→ **Exercise aim**
Everything from the line with "Convert this chart to Plotly code." down to the line with "import plotly.graph_objects as go" below must be printed exactly, those two lines included. Exclude pictures.

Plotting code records
** start **

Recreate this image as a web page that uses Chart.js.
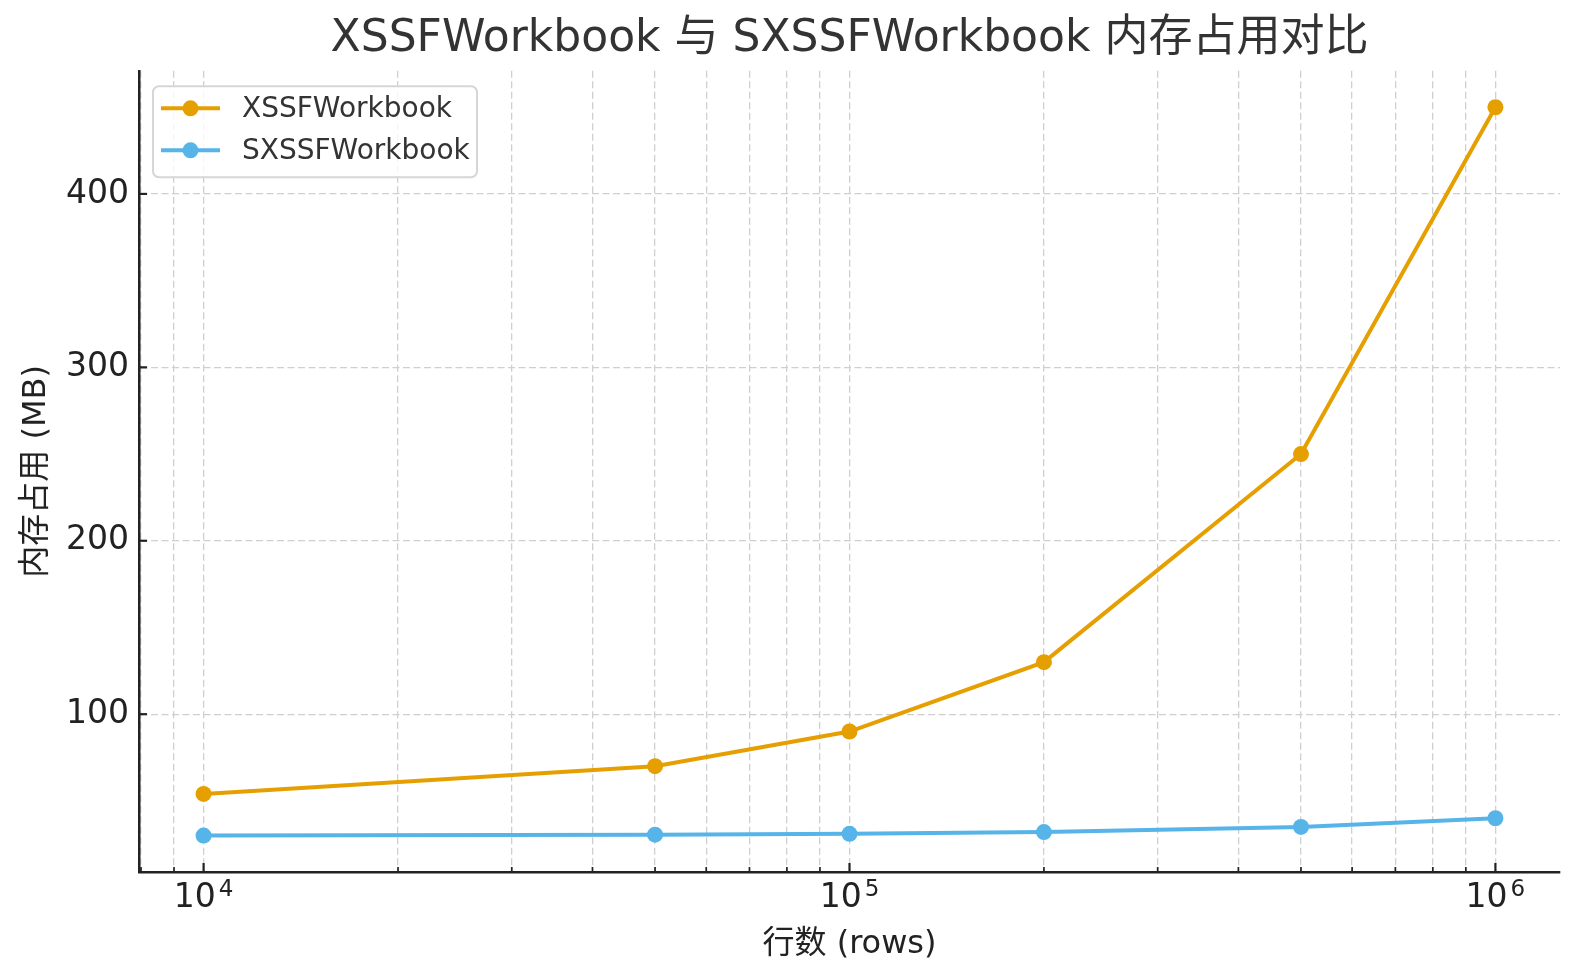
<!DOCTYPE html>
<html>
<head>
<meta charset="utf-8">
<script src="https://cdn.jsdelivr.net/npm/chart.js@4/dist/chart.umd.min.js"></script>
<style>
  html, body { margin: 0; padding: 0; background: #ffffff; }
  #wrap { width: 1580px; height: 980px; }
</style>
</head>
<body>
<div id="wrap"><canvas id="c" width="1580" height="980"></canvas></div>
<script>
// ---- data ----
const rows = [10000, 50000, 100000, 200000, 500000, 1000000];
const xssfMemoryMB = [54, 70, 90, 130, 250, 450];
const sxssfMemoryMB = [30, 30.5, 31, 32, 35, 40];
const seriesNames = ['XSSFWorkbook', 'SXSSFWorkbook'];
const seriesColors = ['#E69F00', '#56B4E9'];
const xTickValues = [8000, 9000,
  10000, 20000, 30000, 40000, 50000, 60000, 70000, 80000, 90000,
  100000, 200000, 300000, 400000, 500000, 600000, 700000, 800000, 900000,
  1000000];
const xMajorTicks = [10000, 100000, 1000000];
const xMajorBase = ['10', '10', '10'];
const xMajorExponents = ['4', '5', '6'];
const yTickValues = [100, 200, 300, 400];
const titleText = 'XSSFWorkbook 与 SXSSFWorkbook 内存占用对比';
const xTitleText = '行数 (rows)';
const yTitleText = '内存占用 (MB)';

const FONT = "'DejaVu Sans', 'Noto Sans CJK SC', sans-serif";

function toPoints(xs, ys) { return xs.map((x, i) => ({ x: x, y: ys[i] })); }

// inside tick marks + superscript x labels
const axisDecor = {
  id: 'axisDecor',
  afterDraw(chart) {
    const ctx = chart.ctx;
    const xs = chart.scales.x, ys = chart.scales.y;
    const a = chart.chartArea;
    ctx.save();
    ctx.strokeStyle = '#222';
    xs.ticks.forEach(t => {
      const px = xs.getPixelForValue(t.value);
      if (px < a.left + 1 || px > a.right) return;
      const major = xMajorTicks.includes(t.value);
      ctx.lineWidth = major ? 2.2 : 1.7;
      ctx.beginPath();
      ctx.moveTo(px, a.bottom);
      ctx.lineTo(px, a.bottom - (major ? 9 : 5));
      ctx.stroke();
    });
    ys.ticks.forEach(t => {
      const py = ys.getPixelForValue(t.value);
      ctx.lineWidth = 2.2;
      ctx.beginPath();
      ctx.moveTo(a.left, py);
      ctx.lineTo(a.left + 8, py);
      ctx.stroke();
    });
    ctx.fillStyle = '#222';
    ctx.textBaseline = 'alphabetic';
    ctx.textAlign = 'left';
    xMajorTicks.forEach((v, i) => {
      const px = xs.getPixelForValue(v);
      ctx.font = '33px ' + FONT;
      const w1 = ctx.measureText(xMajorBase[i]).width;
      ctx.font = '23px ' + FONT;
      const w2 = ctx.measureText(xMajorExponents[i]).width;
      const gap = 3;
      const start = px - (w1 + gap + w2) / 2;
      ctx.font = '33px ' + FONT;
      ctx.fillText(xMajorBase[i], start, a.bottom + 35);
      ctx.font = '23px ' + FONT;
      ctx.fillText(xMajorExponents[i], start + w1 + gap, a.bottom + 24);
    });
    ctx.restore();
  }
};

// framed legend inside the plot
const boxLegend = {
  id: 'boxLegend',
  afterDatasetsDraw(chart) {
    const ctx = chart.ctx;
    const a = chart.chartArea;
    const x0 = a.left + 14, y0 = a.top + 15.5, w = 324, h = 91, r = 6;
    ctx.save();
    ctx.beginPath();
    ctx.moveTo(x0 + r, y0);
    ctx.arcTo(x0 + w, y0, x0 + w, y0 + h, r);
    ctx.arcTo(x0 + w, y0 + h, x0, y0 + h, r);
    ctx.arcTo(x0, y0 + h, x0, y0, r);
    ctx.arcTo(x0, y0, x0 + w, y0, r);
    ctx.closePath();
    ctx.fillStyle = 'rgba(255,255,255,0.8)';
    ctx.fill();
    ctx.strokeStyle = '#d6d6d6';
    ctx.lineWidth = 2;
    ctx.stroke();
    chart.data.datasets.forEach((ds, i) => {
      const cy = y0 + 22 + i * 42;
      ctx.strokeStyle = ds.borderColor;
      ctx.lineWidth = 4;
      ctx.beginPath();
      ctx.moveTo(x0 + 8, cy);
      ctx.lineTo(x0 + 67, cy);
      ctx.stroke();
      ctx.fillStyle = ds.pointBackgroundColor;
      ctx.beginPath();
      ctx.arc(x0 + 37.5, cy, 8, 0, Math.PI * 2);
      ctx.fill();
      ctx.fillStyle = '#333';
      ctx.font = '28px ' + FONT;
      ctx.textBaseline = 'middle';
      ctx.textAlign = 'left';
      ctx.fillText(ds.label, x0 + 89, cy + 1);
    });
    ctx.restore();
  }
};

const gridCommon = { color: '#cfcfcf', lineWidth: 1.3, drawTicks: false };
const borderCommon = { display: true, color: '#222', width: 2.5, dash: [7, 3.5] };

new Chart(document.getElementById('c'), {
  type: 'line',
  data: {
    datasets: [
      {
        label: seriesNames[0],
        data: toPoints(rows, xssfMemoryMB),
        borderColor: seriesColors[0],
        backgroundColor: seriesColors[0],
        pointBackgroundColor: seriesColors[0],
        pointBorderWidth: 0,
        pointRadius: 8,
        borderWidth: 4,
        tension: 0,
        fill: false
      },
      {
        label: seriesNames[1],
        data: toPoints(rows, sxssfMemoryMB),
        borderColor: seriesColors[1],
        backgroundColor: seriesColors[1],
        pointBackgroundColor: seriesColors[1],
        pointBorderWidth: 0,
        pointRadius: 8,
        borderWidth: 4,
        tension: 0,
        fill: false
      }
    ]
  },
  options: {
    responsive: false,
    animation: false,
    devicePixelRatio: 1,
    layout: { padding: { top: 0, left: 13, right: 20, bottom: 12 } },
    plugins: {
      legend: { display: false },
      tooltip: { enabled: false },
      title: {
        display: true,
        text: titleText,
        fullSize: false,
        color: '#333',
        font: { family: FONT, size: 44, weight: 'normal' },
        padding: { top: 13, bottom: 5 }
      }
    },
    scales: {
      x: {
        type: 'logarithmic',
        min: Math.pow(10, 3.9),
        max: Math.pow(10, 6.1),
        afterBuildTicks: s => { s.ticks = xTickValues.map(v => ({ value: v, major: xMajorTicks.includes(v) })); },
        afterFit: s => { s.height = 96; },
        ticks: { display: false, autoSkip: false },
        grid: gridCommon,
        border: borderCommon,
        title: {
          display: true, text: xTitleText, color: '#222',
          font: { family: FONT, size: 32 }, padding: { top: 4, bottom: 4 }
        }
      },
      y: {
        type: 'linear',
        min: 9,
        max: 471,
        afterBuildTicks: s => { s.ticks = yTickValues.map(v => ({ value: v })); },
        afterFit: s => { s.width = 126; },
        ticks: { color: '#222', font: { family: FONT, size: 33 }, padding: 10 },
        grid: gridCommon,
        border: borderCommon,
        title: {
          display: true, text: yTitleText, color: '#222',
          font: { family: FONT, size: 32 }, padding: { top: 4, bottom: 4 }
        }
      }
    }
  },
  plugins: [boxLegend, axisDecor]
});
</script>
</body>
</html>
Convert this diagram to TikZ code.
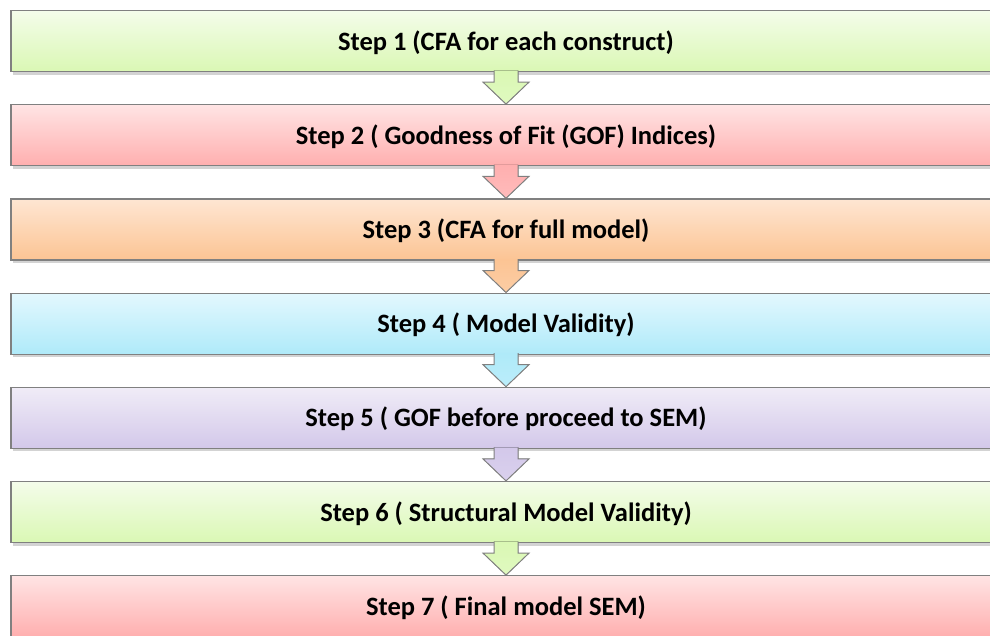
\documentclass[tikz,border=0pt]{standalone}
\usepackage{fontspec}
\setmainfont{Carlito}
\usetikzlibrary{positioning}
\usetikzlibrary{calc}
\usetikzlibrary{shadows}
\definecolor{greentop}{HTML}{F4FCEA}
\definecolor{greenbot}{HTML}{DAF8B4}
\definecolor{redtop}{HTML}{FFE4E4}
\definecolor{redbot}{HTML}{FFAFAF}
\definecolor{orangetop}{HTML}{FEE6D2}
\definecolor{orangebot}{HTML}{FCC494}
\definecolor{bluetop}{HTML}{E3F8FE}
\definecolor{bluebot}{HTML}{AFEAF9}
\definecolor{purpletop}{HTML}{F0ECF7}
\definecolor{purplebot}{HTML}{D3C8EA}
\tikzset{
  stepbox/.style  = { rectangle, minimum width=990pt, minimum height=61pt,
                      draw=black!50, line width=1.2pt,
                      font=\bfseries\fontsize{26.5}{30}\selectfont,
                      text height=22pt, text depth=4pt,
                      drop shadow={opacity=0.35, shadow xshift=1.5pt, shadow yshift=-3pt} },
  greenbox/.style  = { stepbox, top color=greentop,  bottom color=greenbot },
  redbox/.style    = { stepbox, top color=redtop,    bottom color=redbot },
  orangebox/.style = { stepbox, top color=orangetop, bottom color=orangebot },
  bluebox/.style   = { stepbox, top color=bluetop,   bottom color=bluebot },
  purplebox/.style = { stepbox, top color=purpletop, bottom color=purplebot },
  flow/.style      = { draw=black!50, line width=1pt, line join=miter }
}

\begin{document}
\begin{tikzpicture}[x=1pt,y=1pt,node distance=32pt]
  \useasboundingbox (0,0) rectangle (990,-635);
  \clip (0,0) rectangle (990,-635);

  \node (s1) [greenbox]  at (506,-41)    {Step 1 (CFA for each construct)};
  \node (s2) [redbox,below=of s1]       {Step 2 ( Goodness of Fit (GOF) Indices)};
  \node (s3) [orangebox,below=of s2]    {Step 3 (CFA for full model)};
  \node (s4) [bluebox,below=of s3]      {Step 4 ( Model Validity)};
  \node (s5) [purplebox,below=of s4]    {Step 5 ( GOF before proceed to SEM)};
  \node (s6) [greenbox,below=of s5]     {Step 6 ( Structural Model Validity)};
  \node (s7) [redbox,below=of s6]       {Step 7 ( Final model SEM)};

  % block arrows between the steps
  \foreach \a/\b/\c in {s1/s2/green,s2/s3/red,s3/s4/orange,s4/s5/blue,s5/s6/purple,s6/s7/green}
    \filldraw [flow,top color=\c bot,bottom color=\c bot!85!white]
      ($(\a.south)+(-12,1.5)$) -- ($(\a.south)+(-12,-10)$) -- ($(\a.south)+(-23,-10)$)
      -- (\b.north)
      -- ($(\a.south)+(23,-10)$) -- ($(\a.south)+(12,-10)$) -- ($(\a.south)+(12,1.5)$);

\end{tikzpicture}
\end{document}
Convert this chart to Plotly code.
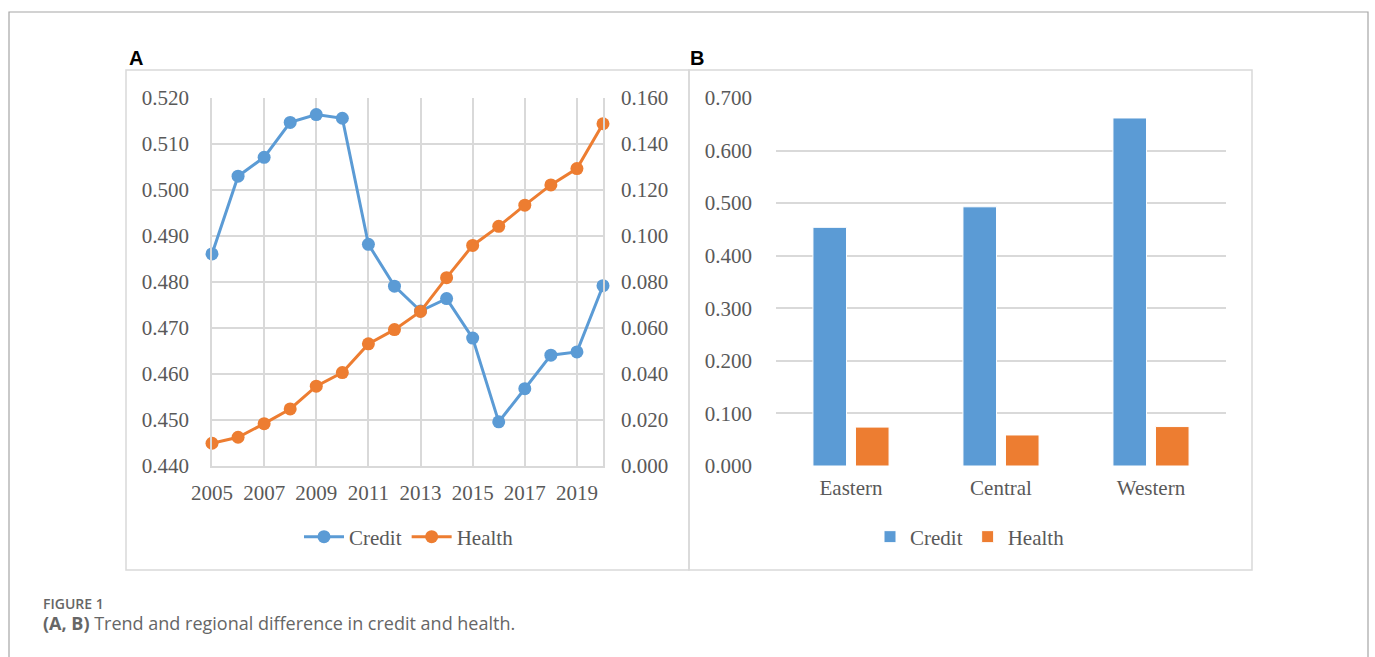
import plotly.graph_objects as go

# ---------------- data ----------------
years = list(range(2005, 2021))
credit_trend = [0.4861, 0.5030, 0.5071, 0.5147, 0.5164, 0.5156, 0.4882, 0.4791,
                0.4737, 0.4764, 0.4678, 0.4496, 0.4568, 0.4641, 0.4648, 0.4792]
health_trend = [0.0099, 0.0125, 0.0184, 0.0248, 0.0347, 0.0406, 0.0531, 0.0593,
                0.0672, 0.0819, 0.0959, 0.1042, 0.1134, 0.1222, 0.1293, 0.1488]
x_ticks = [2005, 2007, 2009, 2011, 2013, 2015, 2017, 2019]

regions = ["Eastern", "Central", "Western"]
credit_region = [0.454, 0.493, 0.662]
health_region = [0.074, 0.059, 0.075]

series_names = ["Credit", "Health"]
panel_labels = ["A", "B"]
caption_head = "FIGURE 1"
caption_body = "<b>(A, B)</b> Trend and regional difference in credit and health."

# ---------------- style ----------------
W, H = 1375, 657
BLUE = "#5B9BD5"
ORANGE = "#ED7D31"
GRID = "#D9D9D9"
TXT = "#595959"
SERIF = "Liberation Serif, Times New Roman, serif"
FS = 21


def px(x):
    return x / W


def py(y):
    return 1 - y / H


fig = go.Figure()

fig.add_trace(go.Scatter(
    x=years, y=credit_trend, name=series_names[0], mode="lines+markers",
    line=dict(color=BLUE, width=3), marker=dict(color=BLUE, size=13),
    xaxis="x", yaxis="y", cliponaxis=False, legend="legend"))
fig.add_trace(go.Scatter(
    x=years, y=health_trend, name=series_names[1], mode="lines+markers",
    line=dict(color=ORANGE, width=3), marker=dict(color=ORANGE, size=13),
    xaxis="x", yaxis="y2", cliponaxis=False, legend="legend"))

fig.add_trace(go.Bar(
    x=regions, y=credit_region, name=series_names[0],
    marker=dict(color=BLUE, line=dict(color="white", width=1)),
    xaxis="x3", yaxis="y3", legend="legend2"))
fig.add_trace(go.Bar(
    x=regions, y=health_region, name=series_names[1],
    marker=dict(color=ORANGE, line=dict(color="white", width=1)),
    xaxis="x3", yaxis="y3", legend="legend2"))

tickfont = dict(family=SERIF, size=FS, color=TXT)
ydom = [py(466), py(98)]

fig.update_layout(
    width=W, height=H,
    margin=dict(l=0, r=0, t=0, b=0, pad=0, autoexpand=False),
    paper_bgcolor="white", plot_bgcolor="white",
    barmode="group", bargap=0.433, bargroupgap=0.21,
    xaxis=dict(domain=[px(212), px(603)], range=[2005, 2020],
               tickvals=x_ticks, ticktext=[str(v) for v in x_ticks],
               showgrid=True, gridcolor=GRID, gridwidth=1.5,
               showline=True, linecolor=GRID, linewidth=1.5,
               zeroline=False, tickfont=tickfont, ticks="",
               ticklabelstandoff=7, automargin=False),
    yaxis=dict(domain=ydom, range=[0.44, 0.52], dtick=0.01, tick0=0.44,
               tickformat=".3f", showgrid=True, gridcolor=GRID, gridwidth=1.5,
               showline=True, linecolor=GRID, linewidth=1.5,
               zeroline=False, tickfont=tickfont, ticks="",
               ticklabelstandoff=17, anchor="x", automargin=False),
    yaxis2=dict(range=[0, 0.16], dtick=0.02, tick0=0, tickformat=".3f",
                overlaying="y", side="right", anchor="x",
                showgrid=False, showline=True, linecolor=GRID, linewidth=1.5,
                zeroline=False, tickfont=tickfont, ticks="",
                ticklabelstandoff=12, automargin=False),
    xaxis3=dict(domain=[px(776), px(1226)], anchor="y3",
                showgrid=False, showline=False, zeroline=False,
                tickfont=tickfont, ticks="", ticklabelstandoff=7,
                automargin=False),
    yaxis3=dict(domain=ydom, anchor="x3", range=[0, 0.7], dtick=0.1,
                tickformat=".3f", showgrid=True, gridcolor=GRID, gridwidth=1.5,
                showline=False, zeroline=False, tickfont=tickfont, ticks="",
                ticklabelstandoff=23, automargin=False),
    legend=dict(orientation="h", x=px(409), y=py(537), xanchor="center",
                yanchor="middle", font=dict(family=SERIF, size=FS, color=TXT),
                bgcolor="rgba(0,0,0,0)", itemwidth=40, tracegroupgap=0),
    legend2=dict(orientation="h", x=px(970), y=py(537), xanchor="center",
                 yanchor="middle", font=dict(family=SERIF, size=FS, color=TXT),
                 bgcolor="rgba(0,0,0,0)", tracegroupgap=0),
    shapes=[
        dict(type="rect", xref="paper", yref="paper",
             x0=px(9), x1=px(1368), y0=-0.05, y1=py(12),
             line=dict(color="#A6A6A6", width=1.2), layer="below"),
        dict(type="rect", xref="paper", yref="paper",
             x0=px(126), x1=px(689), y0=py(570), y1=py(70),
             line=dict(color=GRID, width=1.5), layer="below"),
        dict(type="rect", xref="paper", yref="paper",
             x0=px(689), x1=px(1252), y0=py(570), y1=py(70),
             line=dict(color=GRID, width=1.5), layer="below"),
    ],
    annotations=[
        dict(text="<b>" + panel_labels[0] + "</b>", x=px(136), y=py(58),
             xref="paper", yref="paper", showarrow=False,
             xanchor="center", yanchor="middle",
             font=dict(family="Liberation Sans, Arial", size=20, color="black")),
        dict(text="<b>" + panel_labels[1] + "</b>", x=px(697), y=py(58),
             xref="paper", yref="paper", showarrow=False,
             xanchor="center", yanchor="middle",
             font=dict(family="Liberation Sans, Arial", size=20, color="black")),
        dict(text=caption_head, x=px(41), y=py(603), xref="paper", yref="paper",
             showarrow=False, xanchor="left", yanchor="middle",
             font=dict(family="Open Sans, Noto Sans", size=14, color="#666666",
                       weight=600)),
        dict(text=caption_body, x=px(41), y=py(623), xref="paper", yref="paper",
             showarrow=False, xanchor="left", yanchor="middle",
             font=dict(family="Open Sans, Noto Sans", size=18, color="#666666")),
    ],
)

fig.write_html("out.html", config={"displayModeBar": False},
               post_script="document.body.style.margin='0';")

** end **

→ **Task response**
Convert this chart to Plotly code.
import plotly.graph_objects as go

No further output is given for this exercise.